LAM/MPI General User's Mailing List Archives

  |   Home   |   Download   |   Documentation   |   FAQ   |   all just in this list

From: Douglas Vechinski (douglas.vechinski_at_[hidden])
Date: 2005-08-18 08:54:58


I have a master process which spawns several slave processes. A small
amount of communication occurs between master and slave. When there is
no more work to be done, the master sends the slaves a message to quit.
When the slaves receive this message, they do some finishing up, and
then right before they call mpi_finalize, they send a single valued
message back to the master.

After the master has send the termination message to all the slaves, it
runs through a loop of several mpi_irecv to receive the last message
from the slaves and then calls a mpi_waitall(). Once this call is
satisfied, the master does a few small finishing/tidying up things and
then quits.

Initially this all seemed to work ok, but then latter when I added some
write statements to see what was going on, I started getting some MPI
errors. I eventually thought it might have something to do with the
slaves sending a message right before they quit, and when the master was
attempting to receive the last message they were done.

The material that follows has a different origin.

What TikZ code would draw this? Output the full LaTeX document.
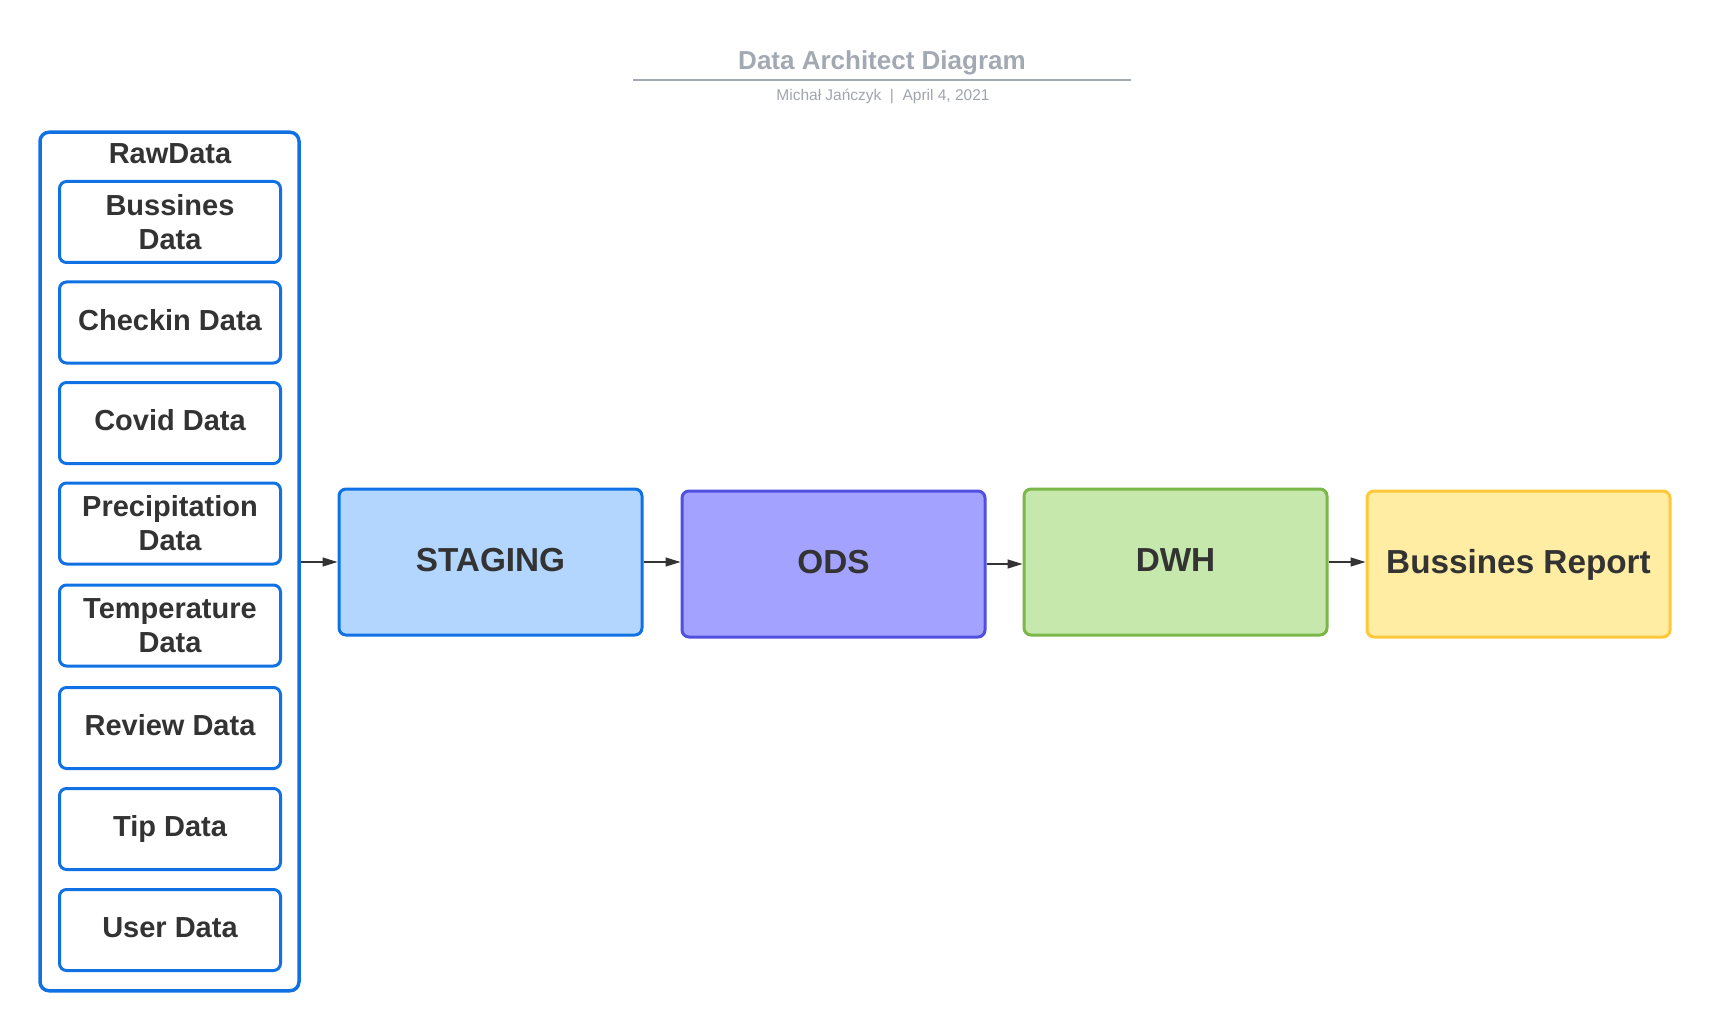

But putting some
sleep statements in to force the slaves to linger around didn't fix it.
It seems to happens when I have a write statement in the master.

Below is a small excerpt from the master (The lines in quotes represent
other stuff being done):

       "send termination messages to slaves"

       do i=1,njobs
           call mpi_irecv(job_info(i),1,MPI_INTEGER,0,110,
     & wcarray(i),request(i),ierr)
       enddo
c write(*,*)'at waitall '
c call sleep(10)
       call mpi_waitall(njobs,request,MPI_STATUSES_IGNORE)

      "do some final stuff"

      call mpi_finalize()

Here is a piece from the slaveaves:

c Wait for the termination signal from the master.

      call mpi_recv(k,1,MPI_INTEGER,0,101,parent,stats,ierr)

      "do a few small things"

      junk=0
      call mpi_send(junk,1,MPI_INTEGER,myrank,110,parent,ierr)

      call mpi_finalize(ierr)

      write(*,*)'Slave #',jobnum, ': stopping '
      stop

This seems to run ok. But if I then uncomment the "write(*,*)'at
waitall' statement in the master, I get an MPI error that says
"MPI process rank 0 (n0, p2172) caught a SIGSEGV." for the master
process.

As I said, I was trying to see if the problem had anything to do with
the master attempting to receive the last message from the slave, but
the slave process was totally finished, or if the master was placing the
receive calls before the slaves may have sent them. I placed sleep
statements in various places, but whenever I put write statements to
show where a code was at a certain point I would get the SIGSEGV error.

While I don't plan on leaving the write statement in there. The fact
that it is bombing when it is in there makes me wonder if there is
someother problem lurking somewhere. Any suggestions?

Was performing these tests on a dual processor linux machine with LAM
6.5.9.